Propelled on the surface by a fifty horse-power gasoline motor, the Holland had a cruising radius of 1500 miles at a speed of seven knots an hour. Submerged, she was driven by electric storage-batteries. This effective combination of oil-engines with an electric motor is one of John P. Holland’s great discoveries, and is used in every submarine to-day. When her tanks were filled till her deck was flush with the water, and the two horizontal rudders at the stern began to steer her downwards, the Holland could dive to a depth of twenty-eight feet in five seconds. She had no periscope, for that instrument was then crude and unsatisfactory. To take aim, the captain of the Holland had to make a quick “porpoise dive,” up to the surface and down again, exposing the conning-tower for the few seconds needed to take aim and judge the distance to the target. Though by this means the Holland succeeded in getting within striking-distance of the Kearsarge and the New York without being detected, during the summer manœuvers of the Atlantic fleet off Newport in 1900, it has proved fatal to the only submarine that has tried it in actual warfare (see page [160]).
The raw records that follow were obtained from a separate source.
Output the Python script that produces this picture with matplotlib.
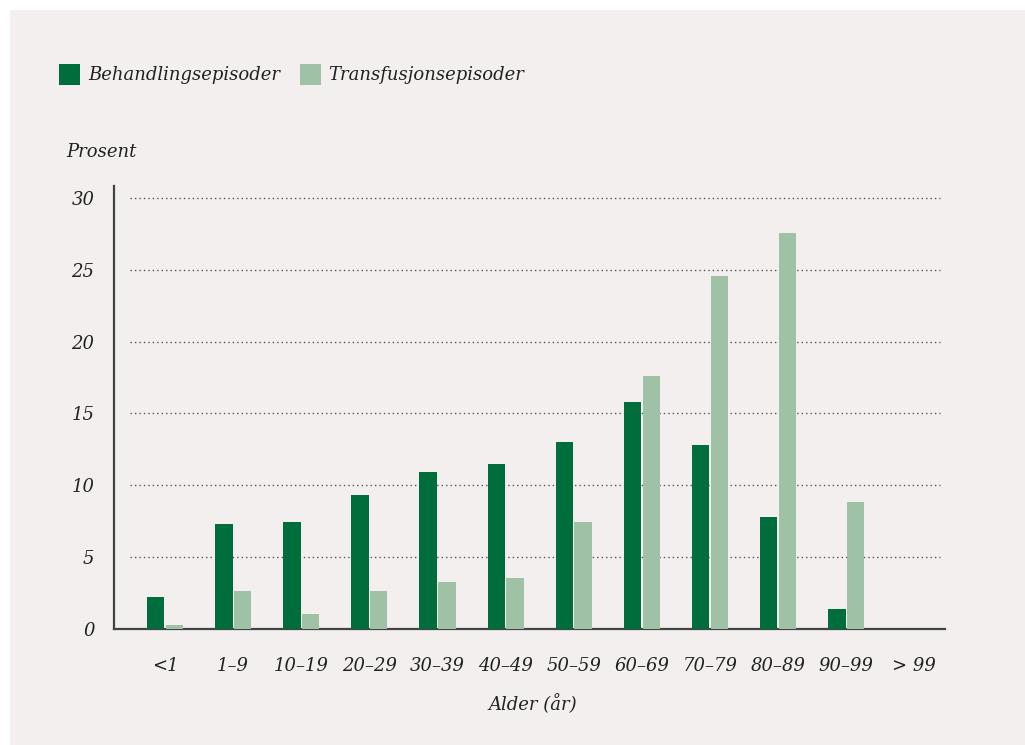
import matplotlib
matplotlib.use("Agg")
import matplotlib.pyplot as plt
from matplotlib.patches import Rectangle
import numpy as np

categories = ["<1", "1–9", "10–19", "20–29", "30–39", "40–49", "50–59",
              "60–69", "70–79", "80–89", "90–99", "> 99"]
behandling = [2.2, 7.3, 7.45, 9.3, 10.9, 11.5, 13.0, 15.8, 12.8, 7.8, 1.4, 0.0]
transfusjon = [0.3, 2.65, 1.05, 2.65, 3.3, 3.55, 7.45, 17.6, 24.6, 27.55, 8.85, 0.0]
yticks = [0, 5, 10, 15, 20, 25, 30]

dark = "#006e3c"
light = "#9fc1a6"
bg = "#f2efee"
txt = "#222222"

plt.rcParams['font.family'] = ['DejaVu Serif']
plt.rcParams['font.style'] = 'italic'

W, H = 1025, 745
fig = plt.figure(figsize=(W / 100, H / 100), dpi=100)
fig.patch.set_facecolor("white")
fig.patches.append(Rectangle((10 / W, 0), 1, 1 - 10 / H, transform=fig.transFigure,
                             facecolor=bg, edgecolor="none", zorder=-10))

left, right = 114 / W, 945 / W
bottom, top = 1 - 629 / H, 1 - 186 / H
ax = fig.add_axes([left, bottom, right - left, top - bottom])
ax.set_facecolor("none")

x = np.arange(len(categories))
bw = 0.255
ax.bar(x - bw / 2 - 0.01, behandling, width=bw, color=dark, zorder=3)
ax.bar(x + bw / 2 + 0.01, transfusjon, width=bw, color=light, zorder=3)

ax.set_xlim(-0.75, 11.45)
ax.set_ylim(0, 30.83)

for spine in ["top", "right"]:
    ax.spines[spine].set_visible(False)
for spine in ["left", "bottom"]:
    ax.spines[spine].set_color("#444444")
    ax.spines[spine].set_linewidth(1.6)

for t in yticks[1:]:
    ax.axhline(t, xmin=16 / 831, xmax=826 / 831, color="#555555",
               linestyle=(0, (1, 2.2)), linewidth=1.0, zorder=1)

ax.set_yticks(yticks)
ax.set_yticklabels([str(t) for t in yticks], fontsize=13, color=txt, style='italic')
ax.set_xticks(x)
ax.set_xticklabels(categories, fontsize=13, color=txt, style='italic')
ax.tick_params(axis="both", length=0)
ax.tick_params(axis="y", pad=14)
ax.tick_params(axis="x", pad=20)

fig.text(66 / W, 1 - 152 / H, "Prosent", fontsize=13, color=txt, style='italic',
         ha="left", va="center")
fig.text(533 / W, 1 - 704 / H, "Alder (år)", fontsize=13, color=txt, style='italic',
         ha="center", va="center")

# legend
fig.patches.append(Rectangle((59 / W, 1 - 85 / H), 21 / W, 21 / H, transform=fig.transFigure,
                             facecolor=dark, edgecolor="none"))
fig.text(88 / W, 1 - 75 / H, "Behandlingsepisoder", fontsize=13, color=txt, style='italic',
         ha="left", va="center")
fig.patches.append(Rectangle((300 / W, 1 - 85 / H), 21 / W, 21 / H, transform=fig.transFigure,
                             facecolor=light, edgecolor="none"))
fig.text(328 / W, 1 - 75 / H, "Transfusjonsepisoder", fontsize=13, color=txt, style='italic',
         ha="left", va="center")

fig.savefig("out.png", dpi=100, facecolor=fig.get_facecolor())
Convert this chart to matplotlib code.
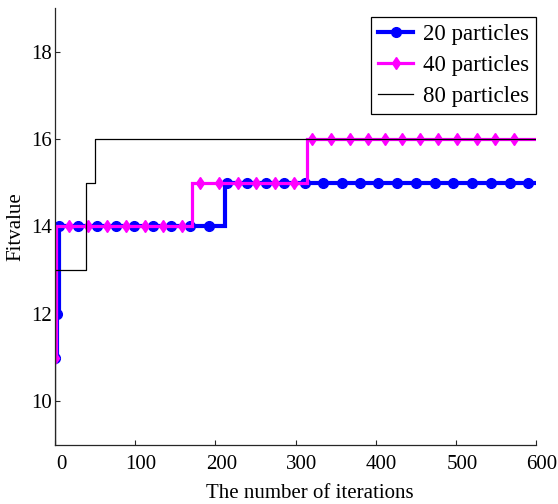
import numpy as np
import matplotlib
matplotlib.use("Agg")
import matplotlib.pyplot as plt
from matplotlib.lines import Line2D
import matplotlib.transforms as mtransforms

plt.rcParams["font.family"] = ["Liberation Serif", "DejaVu Serif"]

# step change points of each run (iteration, fitness value)
iters_20 = [0, 2, 5, 212, 600]
fit_20 = [11, 12, 14, 15, 15]
iters_40 = [0, 1, 171, 314, 598]
fit_40 = [11, 14, 15, 16, 16]
iters_80 = [0, 0, 39, 50, 600]
fit_80 = [8, 13, 15, 16, 16]

# iterations where markers are drawn
marks_20 = [0, 2, 5, 29, 52, 76, 99, 122, 145, 168, 192, 215, 239, 263, 286,
            312, 334, 358, 380, 403, 426, 450, 474, 496, 520, 544, 567, 590]
marks_40 = [0, 17, 41, 65, 88, 112, 135, 158, 181, 204, 228, 251, 274, 298,
            320, 344, 368, 390, 412, 433, 455, 478, 502, 526, 549, 572]

labels = ["20 particles", "40 particles", "80 particles"]
xticks = [0, 100, 200, 300, 400, 500, 600]
yticks = [10, 12, 14, 16, 18]


def step_value(xs, ys, at):
    idx = np.searchsorted(xs, at, side="right") - 1
    return np.asarray(ys)[idx]


fig = plt.figure(figsize=(5.58, 5.04), dpi=100)
ax = fig.add_axes([55 / 558, 1 - 445 / 504, 481 / 558, 437 / 504])

blue, pink = "#0000ff", "#ff00ff"

ax.plot(iters_20, fit_20, drawstyle="steps-post", color=blue, lw=3.0,
        solid_joinstyle="miter")
ax.plot(marks_20, step_value(iters_20, fit_20, marks_20), ls="none",
        marker="o", ms=7, color=blue)

ax.plot(iters_40, fit_40, drawstyle="steps-post", color=pink, lw=2.3,
        solid_joinstyle="miter")
ax.plot(marks_40, step_value(iters_40, fit_40, marks_40), ls="none",
        marker="d", ms=6.5, color=pink)

ax.plot(iters_80, fit_80, drawstyle="steps-post", color="black", lw=0.9)

ax.set_xlim(0, 600)
ax.set_ylim(9, 19)
ax.set_xticks(xticks)
ax.set_yticks(yticks)
ax.spines["top"].set_visible(False)
ax.spines["right"].set_visible(False)
for s in ("left", "bottom"):
    ax.spines[s].set_color("#262626")
    ax.spines[s].set_linewidth(0.9)
ax.tick_params(direction="in", length=3.5, width=0.8, labelsize=15,
               colors="#262626", labelcolor="black")
ax.tick_params(axis="x", pad=7)
ax.tick_params(axis="y", pad=2)

# tick labels in the original sit a few px right of their ticks
shift = mtransforms.ScaledTranslation(6 / 100, 0, fig.dpi_scale_trans)
for lab in ax.get_xticklabels():
    lab.set_transform(lab.get_transform() + shift)

ax.set_xlabel("The number of iterations", fontsize=15, labelpad=0)
ax.xaxis.set_label_coords(0.53, -0.09)
ax.set_ylabel("Fitvalue", fontsize=15, labelpad=4)

handles = [
    Line2D([], [], color=blue, lw=3.0, marker="o", ms=7),
    Line2D([], [], color=pink, lw=2.3, marker="d", ms=6.5),
    Line2D([], [], color="black", lw=0.9),
]
leg = ax.legend(handles, labels, loc="upper right",
                bbox_to_anchor=(1.0, 1 - 9 / 437), borderaxespad=0,
                fontsize=16.5, numpoints=1, fancybox=False, framealpha=1,
                handlelength=1.55, handletextpad=0.4, labelspacing=0.42,
                borderpad=0.32)
leg.get_frame().set_edgecolor("black")
leg.get_frame().set_linewidth(0.9)

fig.savefig("out.png", dpi=100)
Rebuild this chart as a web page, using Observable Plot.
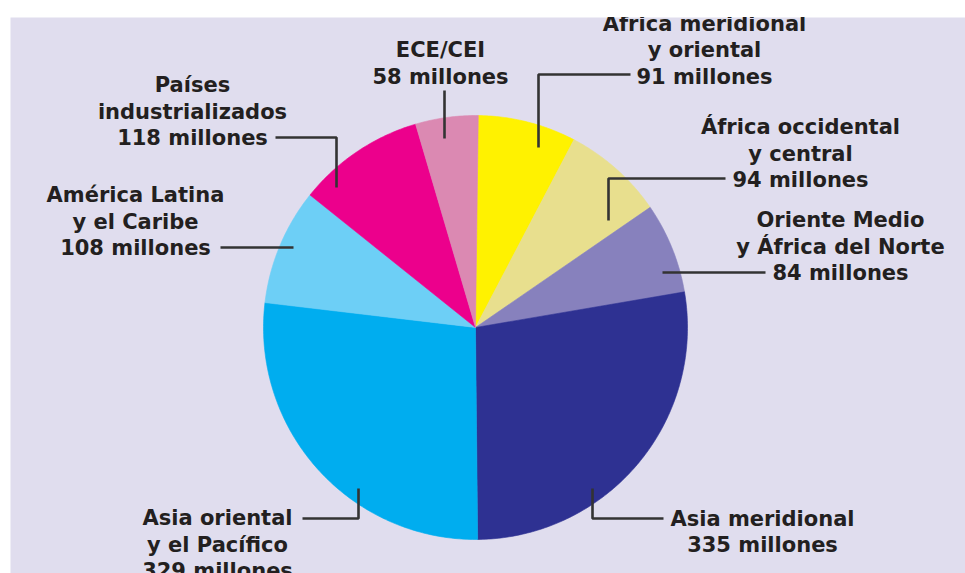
<!DOCTYPE html>
<html>
<head>
<meta charset="utf-8">
<script src="https://cdn.jsdelivr.net/npm/d3@7"></script>
<script src="https://cdn.jsdelivr.net/npm/@observablehq/plot@0.6"></script>
<style>
  html, body { margin: 0; padding: 0; background: #ffffff; }
  #chart { width: 965px; height: 573px; overflow: hidden; }
</style>
</head>
<body>
<div id="chart"></div>
<script>
// ---- Data ----
const categories = [
  "África meridional\ny oriental",
  "África occidental\ny central",
  "Oriente Medio\ny África del Norte",
  "Asia meridional",
  "Asia oriental\ny el Pacífico",
  "América Latina\ny el Caribe",
  "Países\nindustrializados",
  "ECE/CEI"
];
const values = [91, 94, 84, 335, 329, 108, 118, 58];
const unitLabel = "millones";

// ---- Styles ----
const sliceColors = ["#fff200", "#e8df8e", "#8781bd", "#2e3192", "#00adef", "#6dcff6", "#ec008c", "#db89b2"];
const bgColor = "#e0ddee";
const textColor = "#231f20";

// ---- Layout (pixel positions of pie, labels and leader lines) ----
const pieCenter = {x: 475, y: 327};
const pieRadius = 212;
const pieRotation = 0.75 * Math.PI / 180;
const labelPos = [
  {x: 704, y: 48.5},
  {x: 800, y: 152},
  {x: 840, y: 245},
  {x: 762, y: 530},
  {x: 217, y: 543},
  {x: 135, y: 220},
  {x: 192, y: 110},
  {x: 440, y: 61.5}
];
const leaderPaths = [
  [[630, 74], [538, 74], [538, 147]],
  [[725, 178], [608, 178], [608, 220]],
  [[765, 272], [662, 272]],
  [[663, 518], [592, 518], [592, 488]],
  [[302, 518], [358, 518], [358, 488]],
  [[220, 247], [293, 247]],
  [[275, 137], [336, 137], [336, 187]],
  [[444, 90], [444, 138]]
];

// ---- Build pie geometry through d3.pie ----
const arcs = d3.pie().sort(null).startAngle(pieRotation).endAngle(2 * Math.PI + pieRotation)(values);
const slices = arcs.map((a, i) => {
  const n = Math.max(8, Math.ceil((a.endAngle - a.startAngle) * 80));
  const pts = [{x: pieCenter.x, y: pieCenter.y}];
  for (let k = 0; k <= n; k++) {
    const t = a.startAngle + (a.endAngle - a.startAngle) * k / n;
    pts.push({x: pieCenter.x + pieRadius * Math.sin(t), y: pieCenter.y - pieRadius * Math.cos(t)});
  }
  pts.push({x: pieCenter.x, y: pieCenter.y});
  return {color: sliceColors[i], pts};
});

const labels = categories.map((c, i) => ({
  text: c + "\n" + values[i] + " " + unitLabel,
  x: labelPos[i].x,
  y: labelPos[i].y
}));

const leaderRows = leaderPaths.flatMap((p, i) => p.map(([x, y]) => ({id: i, x, y})));

const chart = Plot.plot({
  width: 965,
  height: 573,
  marginTop: 17,
  marginLeft: 10,
  marginRight: 0,
  marginBottom: 0,
  x: {domain: [10, 965], axis: null},
  y: {domain: [573, 17], axis: null},
  style: {background: "#ffffff", overflow: "hidden"},
  marks: [
    Plot.frame({fill: bgColor, stroke: "none"}),
    ...slices.map(s => Plot.line(s.pts, {x: "x", y: "y", fill: s.color, stroke: s.color, strokeWidth: 0.6, curve: "linear"})),
    Plot.line(leaderRows, {x: "x", y: "y", z: "id", stroke: "#333333", strokeWidth: 2.6, strokeLinejoin: "miter", strokeLinecap: "butt"}),
    Plot.text(labels, {
      x: "x", y: "y", text: "text",
      textAnchor: "middle", lineAnchor: "middle", lineHeight: 1.262,
      fontSize: 21, fontWeight: "bold", fontFamily: "DejaVu Sans",
      fill: textColor, clip: true
    })
  ]
});
document.getElementById("chart").appendChild(chart);
</script>
</body>
</html>
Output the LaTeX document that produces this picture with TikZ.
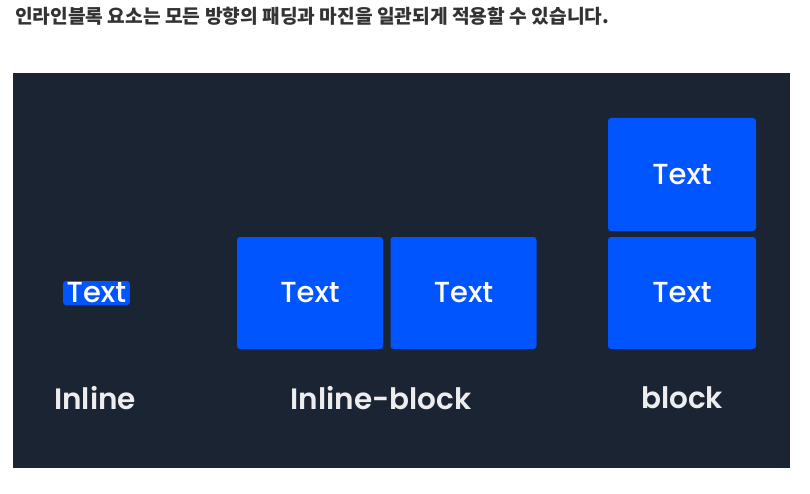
\documentclass[tikz,border=0pt]{standalone}
\usepackage{fontspec}
\setmainfont{Poppins}
\newfontfamily\medfont{Poppins}[UprightFont=* Medium]
\newfontfamily\semifont{Poppins}[UprightFont=* SemiBold]
\newfontfamily\krfont{Noto Sans CJK KR}
\definecolor{panel}{HTML}{1A2433}
\definecolor{boxblue}{HTML}{0055FF}
\definecolor{titlegray}{HTML}{333333}

\begin{document}
\begin{tikzpicture}[x=1pt,y=-1pt]
 \useasboundingbox (0,0) rectangle (810,494);
 \tikzstyle{box} = [fill=boxblue,rounded corners=3pt,inner sep=0pt,
   minimum width=146pt,minimum height=112pt,text=white,
   font=\medfont\fontsize{29}{29}\selectfont]
 \tikzstyle{caption} = [text=white!92!panel,font=\semifont\fontsize{29.5}{29.5}\selectfont]
 \node[anchor=west,text=titlegray,inner sep=0pt,
   font=\krfont\bfseries\fontsize{19.2}{19.2}\selectfont] (title) at (15,16)
   {인라인블록 요소는 모든 방향의 패딩과 마진을 일관되게 적용할 수 있습니다.};
 \fill[panel] (13,73) rectangle (790,468);
 % inline
 \node[fill=boxblue,rounded corners=2.5pt,text=white,inner xsep=3.5pt,inner ysep=0pt,
   minimum height=24pt,font=\medfont\fontsize{29}{29}\selectfont] (inl) at (96.5,293) {Text};
 % inline-block
 \node[box] (ib1) at (310,293) {Text};
 \node[box] (ib2) at (463.5,293) {Text};
 % block
 \node[box,minimum width=148pt,minimum height=113pt] (bk1) at (682,174.5) {Text};
 \node[box,minimum width=148pt] (bk2) at (682,293) {Text};
 \node[caption] (lbl1) at (95,398) {Inline};
 \node[caption] (lbl2) at (381,398) {Inline-block};
 \node[caption] (lbl3) at (682,398) {block};
\end{tikzpicture}
\end{document}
Less than half the length of the Nordenfeldt II, the Holland did not pitch or see-saw when submerged. Each of her crew of six sat on a low stool beside the machinery he was to operate, and there was no moving about when below the surface. Neither did the boat stand on her tail when a torpedo was discharged from the bow-tube, for the loss of weight was immediately compensated by admitting an equivalent amount of water into a tank. Originally the Holland had a stern torpedo-tube as well, besides a pneumatic gun for throwing eighty pounds of dynamite half a mile through the air, but these were later removed.

How the Holland impressed our naval officers at that time is best shown in the oft-quoted testimony of Admiral Dewey before the naval committee of the House of Representatives in 1900.

“Gentlemen, I saw the operation of the boat down off Mount Vernon the other day. Several members of this committee were there. I think we were all very much impressed with its performance. My aid, Lieutenant Caldwell, was on board. The boat did everything that the owners proposed to do. I said then, and I have said it since, that if they had had two of those things at Manila, I could never have held it with the squadron I had. The moral effect—to my mind, it is infinitely superior to mines or torpedoes or anything of the kind. With those craft moving under water it would wear people out. With two of those in Galveston all the navies of the world could not blockade the place.”

Photo by Brown Bros.

John P. Holland.

The Holland was purchased by the United States Government on April 11, 1900, for $150,000. She had cost her builders, exclusive of any office expenses or salaries of officers, $236,615.43. But it had been a profitable investment for the Holland Torpedo-boat Company, for on August 25, the United States navy contracted with it for the construction of six more submarines. And in the autumn of the same year, though it was not announced to the public till March 1, 1901, five other Hollands were ordered through the agency of Vickers Sons, and Maxim by the British admiralty. Soon every maritime nation was either buying Hollands or paying royalties on the inventor’s patents, and building bigger, faster, better submarines every year.

The original Holland had outlived her fighting value when she was condemned by Secretary Daniels in June, 1915, to be broken up and sold as junk. There is still room in the Brooklyn Navy Yard for that worthless and meaningless relic, the Intelligent Whale, but there was none for the Holland submarine, whose place in history is with the Clairmont and the Monitor.